Но возможно и иное объяснение: в Египте могли быть почитатели этрусских богов, подобно тому как в Этрурии известны приверженцы египетской религии.
Находка этрусской надписи в Египте — исключительный случай. Основную массу надписей дает богатая древностям почва самой Италии. Раскопки, проводившиеся в течение двух последних веков, наполнили этими надписями не только итальянские, но и многие другие музеи мира. Сейчас их уже более десяти тысяч!
Но столь значительное их число не должно вводить нас в заблуждение. Девять десятых из них составляют краткие эпитафии (надписи погребального назначения), состоящие почти исключительно из собственных имен. Они, как правило, сообщают личное и родовое имя усопшего, часто также имена родителей, значительно реже — возраст, в котором он скончался, и только в отдельных случаях дают указания о занимаемых при жизни должностях или какие-либо другие сведения.
Пространные тексты встречаются редко. Надписей более чем в одну строчку известно всего несколько десятков. Только три насчитывают свыше полусотни слов каждая и лишь одна — свыше сотни.
Здесь будет уместно исправить одну распространенную неточность. Нередко приходится слышать, как говорят о «расшифровке» этрусских надписей. В действительности памятники этрусского письма не требуют расшифровки, но большинство из них, в том числе все крупные, нуждаются в истолковании или интерпретации.
Под расшифровкой ученые понимают разъяснение неизвестной системы письма, самих письменных знаков. Под интерпретацией — раскрытие содержания написанного. Расшифровка завершается прочтением неизвестных письмен. Если при этом оказывается, что язык, на котором они составлены, имеет сходство с каким-либо уже известным, дальнейшая интерпретация протекает сравнительно легко. Так было, например, с памятниками минойского линейного письма Б, которые первоначально представляли, казалось бы, несравненно большие трудности, чем этрусские, поскольку содержали два неизвестных: само письмо и смысл записанных им слов. Но вскоре выяснилось, что в них скрывался один из древнегреческих диалектов. Это обстоятельство имело решающее значение для всей последующей работы по их разъяснению.
В этрусском мы имеем дело только с одним неизвестным, но тем не менее процесс его интерпретации сопряжен с очень большими затруднениями, так как язык этот не обнаруживает достаточно близкого сходства ни с одним из известных науке живых или мертвых языков. Сказывается и то, что до последнего времени отсутствовали сколько-нибудь значительные двуязычные надписи (билингвы), которые оказывали неоценимую помощь в истолковании памятников других языков.

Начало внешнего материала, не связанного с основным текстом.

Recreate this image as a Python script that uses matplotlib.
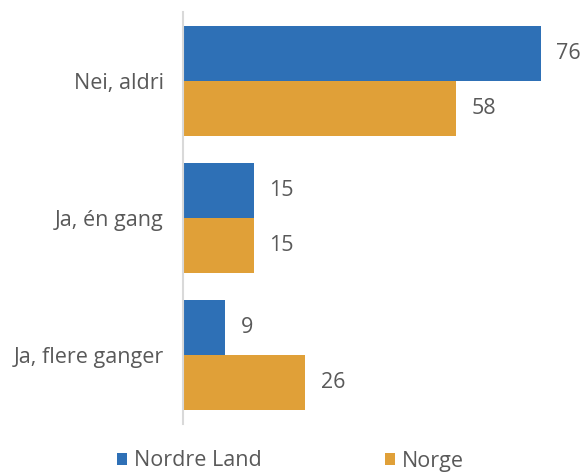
import matplotlib.pyplot as plt
import numpy as np

categories = ['Nei, aldri', 'Ja, én gang', 'Ja, flere ganger']
nordre_land = [76, 15, 9]
norge = [58, 15, 26]

blue = '#2E70B6'
orange = '#E0A038'
grey = '#595959'
fs = 15.5

plt.rcParams['font.family'] = ['Open Sans', 'DejaVu Sans']

fig = plt.figure(figsize=(5.85, 4.74), dpi=100)
ax = fig.add_axes([183 / 585, 1 - 424 / 474, 400 / 585, 412 / 474])

y = np.arange(len(categories))
h = 0.4
b1 = ax.barh(y - h / 2, nordre_land, height=h, color=blue, label='Nordre Land')
b2 = ax.barh(y + h / 2, norge, height=h, color=orange, label='Norge')

ax.bar_label(b1, padding=11, fontsize=fs, color=grey)
ax.bar_label(b2, padding=11, fontsize=fs, color=grey)

ax.set_yticks(y)
ax.set_yticklabels(categories, fontsize=fs, color=grey)
ax.tick_params(axis='y', length=0, pad=14)
ax.set_ylim(len(categories) - 0.5, -0.5)
ax.set_xlim(0, 85)
ax.set_xticks([])

for s in ['top', 'right', 'bottom']:
    ax.spines[s].set_visible(False)
ax.spines['left'].set_color('#D9D9D9')
ax.spines['left'].set_linewidth(1.5)

# one legend entry per series, placed separately along the bottom
for handle, x0 in [(b1, 117), (b2, 385)]:
    fig.legend(handles=[handle], loc='center left',
               bbox_to_anchor=(x0 / 585, 1 - 461 / 474),
               frameon=False, fontsize=fs, labelcolor=grey,
               borderpad=0, borderaxespad=0,
               handlelength=0.47, handleheight=0.47, handletextpad=0.33)

fig.savefig('out.png', dpi=100)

Скрытый смысл этрусских текстов пытались разъяснить двумя путями. Вначале обычно прибегали к так называемым этимологическим приемам, заключающимся в том, что слова и грамматические формы сопоставлялись со сходными элементами уже известных языков. Пользуясь таким методом, этрусский язык сближали почти со всеми древними и многими современными языками: греческим, латинским, древнеиндийским, тюркскими, семитскими, кельтскими, германскими, кавказскими и многими другими, — и почти всегда находили между ними какое-то сходство.
Удивляться этому не приходится. Ведь мы не знаем настоящих значений большинства этрусских слов, а в любых двух языках нетрудно найти слова, одинаковые или близкие по звучанию, хотя и не имеющие между собой ничего общего. Приведем такой пример. Предположим, что немецкий язык нам неизвестен. Тогда, имея дело с текстом на этом языке, мы могли бы усмотреть его «близкое сходство» с русским в таких, например, словах, как ja — «да» и русское я, Tee — «чай» и русское те, nahm — «взял» и русское нам, was — «что» и русское вас, wasche — «я мою» и русское ваше, nasche — «я лакомлюсь» и русское наше, tot — «мертвый» и русское тот, tut — «он делает» и русское тут, Tag — «день» и русское так. Если внимательно поискать, можно было бы обнаружить немало других подобных же «соответствий». Конечно, это курьез, но он очень напоминает применявшиеся иногда приемы объяснения этрусского словаря.
К этому следует добавить, что часто довольствовались и более отдаленным сходством, полагая, что в сравниваемых языках со временем могли произойти довольно значительные звуковые изменения.
Нетрудно поэтому догадаться, к каким заблуждениям вели подобные «поиски».